September 29, 1906: New York City’s Women Teachers Rise Up for Equal Pay


September 29, 1906: New York City’s Women Teachers Rise Up for Equal Pay




That was the demand today by the 4,000 women in New York City’s Interborough Teachers’ Association. Having gotten nowhere with the Board of Education, they’re now planning to go to the New York State Legislature. At present, women’s elementary school teaching salaries start at $600 a year, and can rise to a maximum of $1,440 after 11 years if they pass extra examinations. Male teachers begin with a salary of $900 a year, and can reach $2,400 after 11 years if they pass the same extra examinations.

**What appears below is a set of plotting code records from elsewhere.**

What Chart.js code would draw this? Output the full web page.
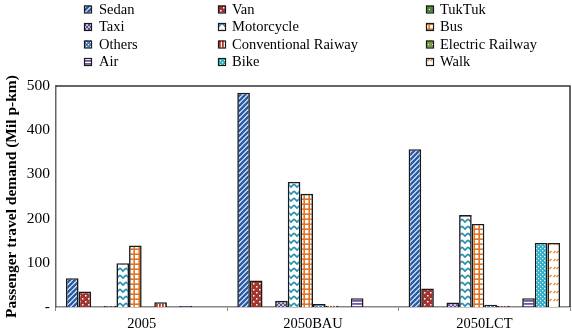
<!DOCTYPE html>
<html>
<head>
<meta charset="utf-8">
<script src="https://cdn.jsdelivr.net/npm/chart.js@4"></script>
<style>
  html, body { margin: 0; padding: 0; background: #fff; }
  #wrap { width: 572px; height: 334px; }
</style>
</head>
<body>
<div id="wrap"><canvas id="chart" width="572" height="334"></canvas></div>
<script>
// Passenger travel demand by mode (Mil p-km)
const categories = ['2005', '2050BAU', '2050LCT'];
const yTicks = [0, 100, 200, 300, 400, 500];

const sedan        = [65, 485, 357];
const van          = [35, 60, 42];
const tuktuk       = [0, 0, 0];
const taxi         = [2, 14, 10];
const motorcycle   = [99, 283, 208];
const bus          = [139, 256, 188];
const others       = [0, 7, 5];
const convRailway  = [11, 3, 2];
const elecRailway  = [0, 0, 0];
const air          = [2, 20, 20];
const bike         = [0, 0, 145];
const walk         = [0, 0, 145];

const seriesNames = ['Sedan', 'Van', 'TukTuk', 'Taxi', 'Motorcycle', 'Bus',
    'Others', 'Conventional Raiway', 'Electric Railway', 'Air', 'Bike', 'Walk'];
const seriesValues = [sedan, van, tuktuk, taxi, motorcycle, bus,
    others, convRailway, elecRailway, air, bike, walk];

const FONT = '"Times New Roman", "Liberation Serif", serif';

// small tiled fills, mimicking Excel pattern fills
function pattern(w, h, bg, draw) {
    const c = document.createElement('canvas');
    c.width = w; c.height = h;
    const g = c.getContext('2d');
    g.fillStyle = bg;
    g.fillRect(0, 0, w, h);
    draw(g);
    return g.createPattern(c, 'repeat');
}

const fills = [
    // Sedan: blue diagonal stripes
    pattern(5, 5, '#ffffff', g => {
        g.strokeStyle = '#2a5ca8'; g.lineWidth = 2.6;
        g.beginPath();
        g.moveTo(-1, 6); g.lineTo(6, -1);
        g.moveTo(-1, 1); g.lineTo(1, -1);
        g.moveTo(4, 6); g.lineTo(6, 4);
        g.stroke();
    }),
    // Van: dark red with white dots
    pattern(6, 6, '#a1342f', g => {
        g.fillStyle = '#ffffff';
        g.fillRect(1, 1, 1.5, 1.5);
        g.fillRect(4, 4, 1.5, 1.5);
    }),
    // TukTuk: green
    pattern(4, 4, '#4d8a3c', g => {
        g.fillStyle = '#ffffff';
        g.fillRect(1, 1, 1, 1);
    }),
    // Taxi: purple checks
    pattern(4, 4, '#c9c0e0', g => {
        g.fillStyle = '#5e4f92';
        g.fillRect(0, 0, 2, 2);
        g.fillRect(2, 2, 2, 2);
    }),
    // Motorcycle: teal zigzag
    pattern(6, 7, '#ffffff', g => {
        g.strokeStyle = '#2590b0'; g.lineWidth = 1.7;
        g.beginPath();
        g.moveTo(0, 2); g.lineTo(3, 5); g.lineTo(6, 2);
        g.stroke();
    }),
    // Bus: orange grid
    pattern(5, 5, '#ffffff', g => {
        g.fillStyle = '#e07526';
        g.fillRect(3.4, 0, 1.6, 5);
        g.fillRect(0, 3.4, 5, 1.6);
    }),
    // Others: blue with white dots
    pattern(4, 4, '#4a7bc2', g => {
        g.fillStyle = '#ffffff';
        g.fillRect(0, 0, 1.2, 1.2);
        g.fillRect(2, 2, 1.2, 1.2);
    }),
    // Conventional railway: red vertical stripes
    pattern(3, 1, '#ffffff', g => {
        g.fillStyle = '#c0352a';
        g.fillRect(0, 0, 1.8, 1);
    }),
    // Electric railway: olive
    pattern(4, 4, '#7e9b3f', g => {
        g.fillStyle = '#ffffff';
        g.fillRect(0, 0, 1, 1);
    }),
    // Air: purple horizontal stripes
    pattern(1, 3, '#ffffff', g => {
        g.fillStyle = '#7455a5';
        g.fillRect(0, 0, 1, 1.8);
    }),
    // Bike: teal lattice
    pattern(4, 4, '#2fb0ca', g => {
        g.fillStyle = '#ffffff';
        g.fillRect(0, 0, 1.2, 1.2);
        g.fillRect(2, 2, 1.2, 1.2);
    }),
    // Walk: orange dashes on white
    pattern(7, 8, '#ffffff', g => {
        g.strokeStyle = '#ee8a28'; g.lineWidth = 1.5;
        g.beginPath();
        g.moveTo(0.5, 5); g.lineTo(2.5, 3);
        g.moveTo(3.5, 5); g.lineTo(5.5, 3);
        g.stroke();
    })
];

const datasets = seriesNames.map((name, i) => ({
    label: name,
    data: seriesValues[i],
    backgroundColor: fills[i],
    borderColor: '#1a1a1a',
    borderWidth: 1.6,
    categoryPercentage: 0.884,
    barPercentage: 1.0
}));

// Excel-like 3-column legend drawn on the canvas
const gridLegend = {
    id: 'gridLegend',
    afterDraw(chart) {
        const c = chart.ctx;
        const markerX = [84, 218, 426];
        const textX = [99, 232, 440];
        const rowY = [9, 26.5, 44, 61.5];
        c.save();
        c.font = '14.5px ' + FONT;
        c.textBaseline = 'middle';
        chart.data.datasets.forEach((ds, i) => {
            const col = i % 3, row = Math.floor(i / 3);
            const x = markerX[col], y = rowY[row];
            c.fillStyle = ds.backgroundColor;
            c.fillRect(x, y - 3.5, 7, 7);
            c.strokeStyle = '#1a1a1a';
            c.lineWidth = 1.2;
            c.strokeRect(x + 0.5, y - 3, 7, 7);
            c.fillStyle = '#000';
            c.fillText(ds.label, textX[col], y + 1);
        });
        c.restore();
    }
};

// top and right edges of the plot box
const plotFrame = {
    id: 'plotFrame',
    afterDatasetsDraw(chart) {
        const { left, top, right, bottom } = chart.chartArea;
        const c = chart.ctx;
        c.save();
        c.strokeStyle = '#333';
        c.lineWidth = 1.5;
        c.beginPath();
        c.moveTo(left, top);
        c.lineTo(right, top);
        c.lineTo(right, bottom);
        c.stroke();
        c.restore();
    }
};

new Chart(document.getElementById('chart'), {
    type: 'bar',
    plugins: [gridLegend, plotFrame],
    data: { labels: categories, datasets },
    options: {
        responsive: false,
        animation: false,
        layout: { padding: { top: 86, right: 2, left: 0, bottom: 0 } },
        plugins: {
            legend: { display: false },
            tooltip: { enabled: false }
        },
        scales: {
            x: {
                afterFit: s => { s.height = 27; },
                grid: {
                    offset: true,
                    drawOnChartArea: false,
                    drawTicks: true,
                    tickLength: 4,
                    color: '#888'
                },
                border: { color: '#888', width: 1.5 },
                ticks: {
                    color: '#000',
                    padding: 4,
                    font: { family: FONT, size: 14.5 }
                }
            },
            y: {
                min: 0,
                max: 500,
                afterFit: s => { s.width = 56; },
                afterBuildTicks: s => { s.ticks = yTicks.map(v => ({ value: v })); },
                grid: { display: false, drawTicks: false },
                border: { color: '#666', width: 1.5 },
                ticks: {
                    color: '#000',
                    padding: 6,
                    font: { family: FONT, size: 15.5 },
                    callback: v => v === 0 ? '-' : v
                },
                title: {
                    display: true,
                    text: 'Passenger travel demand (Mil p-km)',
                    color: '#000',
                    padding: { top: 3, bottom: 0 },
                    font: { family: FONT, size: 15.5, weight: 'bold' }
                }
            }
        }
    }
});
</script>
</body>
</html>
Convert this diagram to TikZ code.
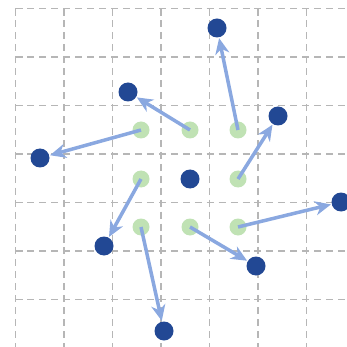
\documentclass[tikz,border=0pt]{standalone}
\usetikzlibrary{arrows.meta, positioning}
\definecolor{dotblue}{RGB}{34,72,148}
\definecolor{dotgreen}{RGB}{192,226,180}
\definecolor{movecol}{RGB}{138,168,224}
\definecolor{gridgray}{RGB}{182,182,182}

\begin{document}
\begin{tikzpicture}[x=0.02cm, y=-0.02cm,
  newpos/.style={circle, fill=dotblue, inner sep=0pt, minimum size=19*0.02cm},
  oldpos/.style={circle, fill=dotgreen, inner sep=0pt, minimum size=17*0.02cm},
  gridline/.style={gridgray, line width=0.85pt, dash pattern=on 4pt off 2.8pt},
  move/.style={-{Stealth[length=9pt, width=8pt, inset=2.8pt]}, movecol, line width=2pt, shorten >=0.3pt}]
  \useasboundingbox (0,0) rectangle (346,347);
  
  % Dashed grid
  \foreach \k in {0,...,6} {
    \draw[gridline] (15.5+48.5*\k,8.5) -- (15.5+48.5*\k,347);
    \draw[gridline] (15.5,8.5+48.5*\k) -- (346,8.5+48.5*\k);
  }
  
  % Old positions
  \node[oldpos] (ga) at (141,130) {};
  \node[oldpos] (gb) at (190,130) {};
  \node[oldpos] (gc) at (238,130) {};
  \node[oldpos] (gd) at (141,179) {};
  \node[oldpos] (ge) at (238,179) {};
  \node[oldpos] (gf) at (141,227) {};
  \node[oldpos] (gg) at (190,227) {};
  \node[oldpos] (gh) at (238,227) {};
  
  % New positions
  \node[newpos] (bc) at (190,179) {};
  \node[newpos] (ba) at (40,158) {};
  \node[newpos] (bb) at (128,92) {};
  \node[newpos] (bcc) at (217,28) {};
  \node[newpos] (bd) at (104,246) {};
  \node[newpos] (be) at (278,116) {};
  \node[newpos] (bf) at (164,331) {};
  \node[newpos] (bg) at (256,266) {};
  \node[newpos] (bh) at (341,202) {};
  
  % Displacements
  \draw[move] (ga.center) -- (ba);
  \draw[move] (gb.center) -- (bb);
  \draw[move] (gc.center) -- (bcc);
  \draw[move] (gd.center) -- (bd);
  \draw[move] (ge.center) -- (be);
  \draw[move] (gf.center) -- (bf);
  \draw[move] (gg.center) -- (bg);
  \draw[move] (gh.center) -- (bh);
\end{tikzpicture}
\end{document}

However, a woman teacher who teaches a boys’ class can earn a $60 a year bonus, though for many that isn’t nearly enough. District Superintendent Grace Strachan says that women teachers who switch to boys’ classes often quickly demand to be transferred back to teaching girls. According to Kate Hogan, the I.T.A.’s president, it is with the hardy group of women who continue to teach boys that the battle for equality will begin:

We are going to be true to our cry, ‘equal pay for equal work,’ in our fight. The work of equalization of salaries will be principally in making the salary of a teacher of a boys’ class equal to that of a man teacher.
But that’s only the beginning. “When we started our campaign for ‘equal pay for equal work,’ we announced that all women in the system would profit by it, and they will,” Hogan said today, as reassurance to the women who prefer to teach girls.

One powerful ally in the teachers’ fight may be President Theodore Roosevelt. Six years ago, when he was still Governor of New York, he signed the Davis Act, an educational reform passed by the State Legislature. At the time he expressed disapproval of the provision setting a wide discrepancy between the salaries paid to male and female teachers. But since it was highly unlikely that the bill could be revised, and because the salary differences were narrower than those which existed at the time, and both sexes had their salaries raised, he gave the bill his signature, hoping the flaws could be fixed in the future.